***** SOURCE DATA

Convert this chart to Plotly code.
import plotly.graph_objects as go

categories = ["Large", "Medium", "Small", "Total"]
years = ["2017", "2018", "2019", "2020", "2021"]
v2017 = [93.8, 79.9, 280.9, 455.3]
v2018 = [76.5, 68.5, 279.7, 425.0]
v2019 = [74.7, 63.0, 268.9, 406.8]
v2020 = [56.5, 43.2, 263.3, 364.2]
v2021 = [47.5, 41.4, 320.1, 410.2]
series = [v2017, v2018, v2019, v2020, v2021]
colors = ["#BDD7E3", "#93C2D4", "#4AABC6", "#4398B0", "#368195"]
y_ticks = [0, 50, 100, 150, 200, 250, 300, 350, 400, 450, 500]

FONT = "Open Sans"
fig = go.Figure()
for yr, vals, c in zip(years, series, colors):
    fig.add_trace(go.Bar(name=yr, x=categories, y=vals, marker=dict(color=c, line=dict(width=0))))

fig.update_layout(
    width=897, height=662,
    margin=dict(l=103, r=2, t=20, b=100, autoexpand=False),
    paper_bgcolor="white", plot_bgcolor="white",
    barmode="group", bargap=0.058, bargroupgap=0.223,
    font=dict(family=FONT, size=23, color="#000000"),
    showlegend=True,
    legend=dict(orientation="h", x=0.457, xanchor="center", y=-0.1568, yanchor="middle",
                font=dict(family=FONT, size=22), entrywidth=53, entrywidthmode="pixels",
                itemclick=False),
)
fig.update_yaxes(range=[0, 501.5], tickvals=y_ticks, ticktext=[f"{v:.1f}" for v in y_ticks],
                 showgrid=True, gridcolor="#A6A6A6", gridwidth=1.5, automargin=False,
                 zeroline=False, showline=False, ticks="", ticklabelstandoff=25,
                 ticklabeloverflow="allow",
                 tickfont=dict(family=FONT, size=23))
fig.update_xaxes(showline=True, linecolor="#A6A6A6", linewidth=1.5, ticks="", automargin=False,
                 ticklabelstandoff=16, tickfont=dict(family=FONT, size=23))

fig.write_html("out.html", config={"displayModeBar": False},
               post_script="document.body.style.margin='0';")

**********

◆ EXERCISE
Write out the full listing, keeping every line exactly as it is.

◆ WRITTEN ANSWER
Convert this chart to Plotly code.
import plotly.graph_objects as go

categories = ["Large", "Medium", "Small", "Total"]
years = ["2017", "2018", "2019", "2020", "2021"]
v2017 = [93.8, 79.9, 280.9, 455.3]
v2018 = [76.5, 68.5, 279.7, 425.0]
v2019 = [74.7, 63.0, 268.9, 406.8]
v2020 = [56.5, 43.2, 263.3, 364.2]
v2021 = [47.5, 41.4, 320.1, 410.2]
series = [v2017, v2018, v2019, v2020, v2021]
colors = ["#BDD7E3", "#93C2D4", "#4AABC6", "#4398B0", "#368195"]
y_ticks = [0, 50, 100, 150, 200, 250, 300, 350, 400, 450, 500]

FONT = "Open Sans"
fig = go.Figure()
for yr, vals, c in zip(years, series, colors):
    fig.add_trace(go.Bar(name=yr, x=categories, y=vals, marker=dict(color=c, line=dict(width=0))))

fig.update_layout(
    width=897, height=662,
    margin=dict(l=103, r=2, t=20, b=100, autoexpand=False),
    paper_bgcolor="white", plot_bgcolor="white",
    barmode="group", bargap=0.058, bargroupgap=0.223,
    font=dict(family=FONT, size=23, color="#000000"),
    showlegend=True,
    legend=dict(orientation="h", x=0.457, xanchor="center", y=-0.1568, yanchor="middle",
                font=dict(family=FONT, size=22), entrywidth=53, entrywidthmode="pixels",
                itemclick=False),
)
fig.update_yaxes(range=[0, 501.5], tickvals=y_ticks, ticktext=[f"{v:.1f}" for v in y_ticks],
                 showgrid=True, gridcolor="#A6A6A6", gridwidth=1.5, automargin=False,
                 zeroline=False, showline=False, ticks="", ticklabelstandoff=25,
                 ticklabeloverflow="allow",
                 tickfont=dict(family=FONT, size=23))
fig.update_xaxes(showline=True, linecolor="#A6A6A6", linewidth=1.5, ticks="", automargin=False,
                 ticklabelstandoff=16, tickfont=dict(family=FONT, size=23))

fig.write_html("out.html", config={"displayModeBar": False},
               post_script="document.body.style.margin='0';")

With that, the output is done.